Task goal:
Begin at the first line of the data and copy each line through the one containing "const yAxisTitle = 'Birth / Death rate';", that line included, with no pictures.

Dataset extract:
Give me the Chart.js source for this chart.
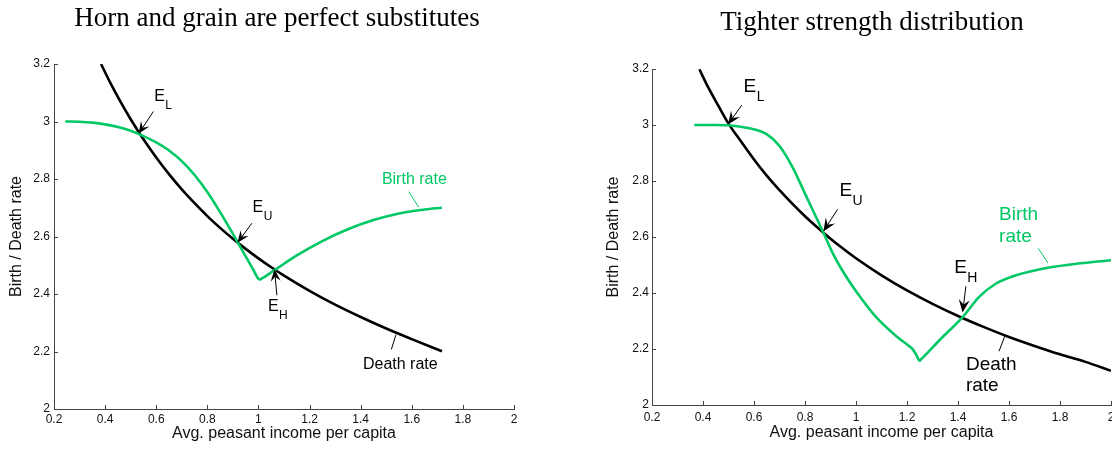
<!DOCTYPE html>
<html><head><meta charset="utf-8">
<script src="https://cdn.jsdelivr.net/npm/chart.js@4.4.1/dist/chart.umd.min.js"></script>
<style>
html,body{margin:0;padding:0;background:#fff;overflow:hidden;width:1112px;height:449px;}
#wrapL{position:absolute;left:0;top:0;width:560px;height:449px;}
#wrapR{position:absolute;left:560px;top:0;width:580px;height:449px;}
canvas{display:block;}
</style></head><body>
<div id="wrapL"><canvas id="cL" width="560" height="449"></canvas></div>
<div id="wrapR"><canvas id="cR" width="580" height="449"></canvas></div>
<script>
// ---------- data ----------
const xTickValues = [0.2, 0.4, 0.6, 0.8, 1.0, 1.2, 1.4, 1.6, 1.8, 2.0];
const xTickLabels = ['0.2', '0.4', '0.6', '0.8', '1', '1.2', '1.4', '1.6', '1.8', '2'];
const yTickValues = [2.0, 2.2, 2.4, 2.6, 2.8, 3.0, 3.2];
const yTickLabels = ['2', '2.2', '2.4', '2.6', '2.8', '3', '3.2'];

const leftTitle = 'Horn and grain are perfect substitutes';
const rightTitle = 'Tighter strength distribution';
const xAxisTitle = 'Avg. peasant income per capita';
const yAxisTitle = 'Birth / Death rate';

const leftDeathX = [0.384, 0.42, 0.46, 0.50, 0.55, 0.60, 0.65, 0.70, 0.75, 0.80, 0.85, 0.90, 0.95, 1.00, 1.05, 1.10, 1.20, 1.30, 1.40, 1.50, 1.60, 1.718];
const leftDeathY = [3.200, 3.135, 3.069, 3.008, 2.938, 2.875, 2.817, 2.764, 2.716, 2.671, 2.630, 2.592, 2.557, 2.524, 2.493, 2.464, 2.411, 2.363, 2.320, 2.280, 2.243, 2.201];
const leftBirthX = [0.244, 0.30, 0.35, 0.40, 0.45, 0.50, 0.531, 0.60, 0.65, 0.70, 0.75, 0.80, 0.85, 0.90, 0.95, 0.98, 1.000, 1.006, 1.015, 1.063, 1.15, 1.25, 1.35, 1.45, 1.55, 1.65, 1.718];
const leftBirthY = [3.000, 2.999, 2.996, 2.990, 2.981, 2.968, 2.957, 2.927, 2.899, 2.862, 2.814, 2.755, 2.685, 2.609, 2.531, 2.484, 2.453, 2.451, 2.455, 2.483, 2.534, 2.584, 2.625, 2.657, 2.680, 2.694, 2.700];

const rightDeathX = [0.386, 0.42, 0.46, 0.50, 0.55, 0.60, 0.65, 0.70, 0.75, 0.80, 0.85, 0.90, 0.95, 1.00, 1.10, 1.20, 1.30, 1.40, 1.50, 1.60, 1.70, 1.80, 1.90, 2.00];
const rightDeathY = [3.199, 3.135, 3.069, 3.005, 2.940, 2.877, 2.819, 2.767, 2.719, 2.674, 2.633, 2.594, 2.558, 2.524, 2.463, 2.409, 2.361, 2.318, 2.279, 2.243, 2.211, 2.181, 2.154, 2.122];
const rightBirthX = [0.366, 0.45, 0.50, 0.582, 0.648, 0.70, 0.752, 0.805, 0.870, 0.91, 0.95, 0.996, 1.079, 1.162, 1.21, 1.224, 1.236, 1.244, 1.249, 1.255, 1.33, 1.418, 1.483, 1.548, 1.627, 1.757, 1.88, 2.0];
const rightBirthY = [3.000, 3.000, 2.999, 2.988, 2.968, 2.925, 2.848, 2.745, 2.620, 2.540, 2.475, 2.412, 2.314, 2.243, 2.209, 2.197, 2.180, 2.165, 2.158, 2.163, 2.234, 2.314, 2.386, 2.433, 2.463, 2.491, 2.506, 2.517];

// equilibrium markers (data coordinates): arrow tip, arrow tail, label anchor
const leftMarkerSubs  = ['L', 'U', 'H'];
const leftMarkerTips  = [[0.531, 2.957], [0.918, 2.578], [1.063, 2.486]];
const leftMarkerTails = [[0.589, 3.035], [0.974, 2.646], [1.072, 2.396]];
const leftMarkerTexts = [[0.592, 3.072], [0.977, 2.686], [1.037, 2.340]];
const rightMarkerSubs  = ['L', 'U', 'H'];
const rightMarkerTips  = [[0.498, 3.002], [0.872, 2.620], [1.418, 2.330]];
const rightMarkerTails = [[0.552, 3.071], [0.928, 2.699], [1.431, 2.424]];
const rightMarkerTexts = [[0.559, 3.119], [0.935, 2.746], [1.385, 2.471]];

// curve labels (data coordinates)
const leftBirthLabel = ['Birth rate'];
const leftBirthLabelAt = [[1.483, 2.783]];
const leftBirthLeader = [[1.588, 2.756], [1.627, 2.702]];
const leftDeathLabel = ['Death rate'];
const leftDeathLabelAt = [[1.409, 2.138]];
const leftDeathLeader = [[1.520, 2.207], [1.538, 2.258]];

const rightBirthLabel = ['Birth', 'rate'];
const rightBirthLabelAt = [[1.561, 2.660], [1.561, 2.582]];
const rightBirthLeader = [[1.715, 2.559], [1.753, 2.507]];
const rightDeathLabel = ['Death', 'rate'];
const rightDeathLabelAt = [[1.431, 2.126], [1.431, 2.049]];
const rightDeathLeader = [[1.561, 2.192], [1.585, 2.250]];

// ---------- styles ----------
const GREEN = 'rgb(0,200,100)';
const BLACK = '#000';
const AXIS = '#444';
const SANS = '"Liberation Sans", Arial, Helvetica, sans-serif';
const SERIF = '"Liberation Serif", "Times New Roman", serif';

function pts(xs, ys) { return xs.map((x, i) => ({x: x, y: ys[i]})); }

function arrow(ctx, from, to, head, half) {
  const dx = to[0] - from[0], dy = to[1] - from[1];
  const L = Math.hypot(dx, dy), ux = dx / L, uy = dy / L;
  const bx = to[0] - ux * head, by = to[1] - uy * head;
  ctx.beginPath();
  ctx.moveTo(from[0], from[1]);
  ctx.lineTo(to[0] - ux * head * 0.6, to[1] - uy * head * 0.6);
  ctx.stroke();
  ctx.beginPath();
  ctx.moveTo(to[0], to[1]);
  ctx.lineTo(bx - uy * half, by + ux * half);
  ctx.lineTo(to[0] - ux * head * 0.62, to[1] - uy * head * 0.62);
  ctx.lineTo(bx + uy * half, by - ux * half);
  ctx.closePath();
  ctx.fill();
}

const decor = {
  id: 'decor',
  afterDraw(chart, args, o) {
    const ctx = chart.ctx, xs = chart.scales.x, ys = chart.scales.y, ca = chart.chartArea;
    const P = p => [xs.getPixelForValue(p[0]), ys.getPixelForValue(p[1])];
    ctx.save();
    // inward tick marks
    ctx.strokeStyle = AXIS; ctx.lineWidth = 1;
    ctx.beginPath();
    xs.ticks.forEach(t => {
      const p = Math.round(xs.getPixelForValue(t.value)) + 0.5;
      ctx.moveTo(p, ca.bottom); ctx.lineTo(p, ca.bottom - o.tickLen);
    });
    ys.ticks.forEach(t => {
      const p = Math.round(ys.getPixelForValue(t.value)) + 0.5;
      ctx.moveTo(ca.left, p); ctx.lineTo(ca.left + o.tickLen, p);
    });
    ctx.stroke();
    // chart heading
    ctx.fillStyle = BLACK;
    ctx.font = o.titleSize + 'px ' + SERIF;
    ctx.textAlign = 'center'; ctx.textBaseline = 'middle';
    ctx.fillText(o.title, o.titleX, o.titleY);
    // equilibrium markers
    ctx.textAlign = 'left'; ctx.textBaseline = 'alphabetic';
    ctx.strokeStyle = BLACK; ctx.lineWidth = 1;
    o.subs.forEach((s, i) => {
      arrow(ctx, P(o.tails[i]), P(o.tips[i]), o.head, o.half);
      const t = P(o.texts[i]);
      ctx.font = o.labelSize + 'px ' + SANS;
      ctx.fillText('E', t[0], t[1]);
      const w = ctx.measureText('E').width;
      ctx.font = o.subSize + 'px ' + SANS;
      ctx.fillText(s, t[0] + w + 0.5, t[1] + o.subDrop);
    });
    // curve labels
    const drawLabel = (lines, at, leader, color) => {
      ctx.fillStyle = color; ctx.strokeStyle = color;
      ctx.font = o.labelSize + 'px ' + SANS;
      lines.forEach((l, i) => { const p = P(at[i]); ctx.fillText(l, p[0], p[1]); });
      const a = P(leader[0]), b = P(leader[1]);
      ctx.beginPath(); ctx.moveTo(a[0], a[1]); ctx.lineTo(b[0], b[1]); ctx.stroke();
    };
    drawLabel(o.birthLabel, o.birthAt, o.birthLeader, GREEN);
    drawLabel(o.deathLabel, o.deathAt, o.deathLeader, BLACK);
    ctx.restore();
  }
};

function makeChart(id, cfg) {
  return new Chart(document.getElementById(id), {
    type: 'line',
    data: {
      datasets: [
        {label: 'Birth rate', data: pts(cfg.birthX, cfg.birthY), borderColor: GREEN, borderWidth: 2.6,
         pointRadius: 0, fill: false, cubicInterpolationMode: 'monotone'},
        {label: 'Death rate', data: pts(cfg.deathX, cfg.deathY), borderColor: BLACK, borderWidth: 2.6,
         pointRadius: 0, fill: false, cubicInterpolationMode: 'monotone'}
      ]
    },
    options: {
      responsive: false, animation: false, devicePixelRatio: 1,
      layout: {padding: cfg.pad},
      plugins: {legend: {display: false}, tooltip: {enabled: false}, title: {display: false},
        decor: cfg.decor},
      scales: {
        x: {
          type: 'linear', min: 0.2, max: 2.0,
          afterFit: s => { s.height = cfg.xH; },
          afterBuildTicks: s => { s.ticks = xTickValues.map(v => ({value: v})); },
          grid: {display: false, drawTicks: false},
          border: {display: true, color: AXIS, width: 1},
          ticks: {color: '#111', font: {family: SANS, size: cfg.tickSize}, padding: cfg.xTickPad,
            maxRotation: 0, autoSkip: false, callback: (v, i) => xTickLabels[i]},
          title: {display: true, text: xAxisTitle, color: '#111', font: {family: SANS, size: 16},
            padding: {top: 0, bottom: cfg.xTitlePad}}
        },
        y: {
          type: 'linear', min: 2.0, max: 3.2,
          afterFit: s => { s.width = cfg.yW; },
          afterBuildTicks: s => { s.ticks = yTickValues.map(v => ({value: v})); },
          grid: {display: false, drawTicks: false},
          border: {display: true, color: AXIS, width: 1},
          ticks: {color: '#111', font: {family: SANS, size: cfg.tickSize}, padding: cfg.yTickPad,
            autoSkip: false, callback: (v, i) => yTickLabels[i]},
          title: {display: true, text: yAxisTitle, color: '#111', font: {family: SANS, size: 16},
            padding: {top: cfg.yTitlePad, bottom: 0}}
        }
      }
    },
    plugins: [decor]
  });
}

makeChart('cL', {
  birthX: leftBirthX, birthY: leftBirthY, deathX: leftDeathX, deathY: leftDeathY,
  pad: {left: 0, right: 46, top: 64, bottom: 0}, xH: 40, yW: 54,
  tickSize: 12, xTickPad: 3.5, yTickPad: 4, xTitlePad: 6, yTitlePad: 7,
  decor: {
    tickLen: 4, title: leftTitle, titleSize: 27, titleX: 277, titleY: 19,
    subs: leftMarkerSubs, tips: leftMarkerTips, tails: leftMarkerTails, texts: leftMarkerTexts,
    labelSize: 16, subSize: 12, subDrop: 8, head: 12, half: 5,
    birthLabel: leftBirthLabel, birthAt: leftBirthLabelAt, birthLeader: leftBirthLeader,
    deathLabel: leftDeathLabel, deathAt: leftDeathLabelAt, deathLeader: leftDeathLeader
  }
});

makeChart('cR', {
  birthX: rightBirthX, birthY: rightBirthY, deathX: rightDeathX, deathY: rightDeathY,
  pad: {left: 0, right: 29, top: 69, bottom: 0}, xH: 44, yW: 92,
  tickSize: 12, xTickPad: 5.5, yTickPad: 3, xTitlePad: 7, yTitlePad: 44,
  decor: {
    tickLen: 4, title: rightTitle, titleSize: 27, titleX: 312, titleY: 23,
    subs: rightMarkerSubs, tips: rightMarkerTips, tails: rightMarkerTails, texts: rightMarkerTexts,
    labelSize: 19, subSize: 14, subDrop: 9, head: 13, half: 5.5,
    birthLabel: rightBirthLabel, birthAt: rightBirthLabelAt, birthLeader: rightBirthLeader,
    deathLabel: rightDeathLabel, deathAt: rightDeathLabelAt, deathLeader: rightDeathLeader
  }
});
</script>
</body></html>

Result for this task:
Give me the Chart.js source for this chart.
<!DOCTYPE html>
<html><head><meta charset="utf-8">
<script src="https://cdn.jsdelivr.net/npm/chart.js@4.4.1/dist/chart.umd.min.js"></script>
<style>
html,body{margin:0;padding:0;background:#fff;overflow:hidden;width:1112px;height:449px;}
#wrapL{position:absolute;left:0;top:0;width:560px;height:449px;}
#wrapR{position:absolute;left:560px;top:0;width:580px;height:449px;}
canvas{display:block;}
</style></head><body>
<div id="wrapL"><canvas id="cL" width="560" height="449"></canvas></div>
<div id="wrapR"><canvas id="cR" width="580" height="449"></canvas></div>
<script>
// ---------- data ----------
const xTickValues = [0.2, 0.4, 0.6, 0.8, 1.0, 1.2, 1.4, 1.6, 1.8, 2.0];
const xTickLabels = ['0.2', '0.4', '0.6', '0.8', '1', '1.2', '1.4', '1.6', '1.8', '2'];
const yTickValues = [2.0, 2.2, 2.4, 2.6, 2.8, 3.0, 3.2];
const yTickLabels = ['2', '2.2', '2.4', '2.6', '2.8', '3', '3.2'];

const leftTitle = 'Horn and grain are perfect substitutes';
const rightTitle = 'Tighter strength distribution';
const xAxisTitle = 'Avg. peasant income per capita';
const yAxisTitle = 'Birth / Death rate';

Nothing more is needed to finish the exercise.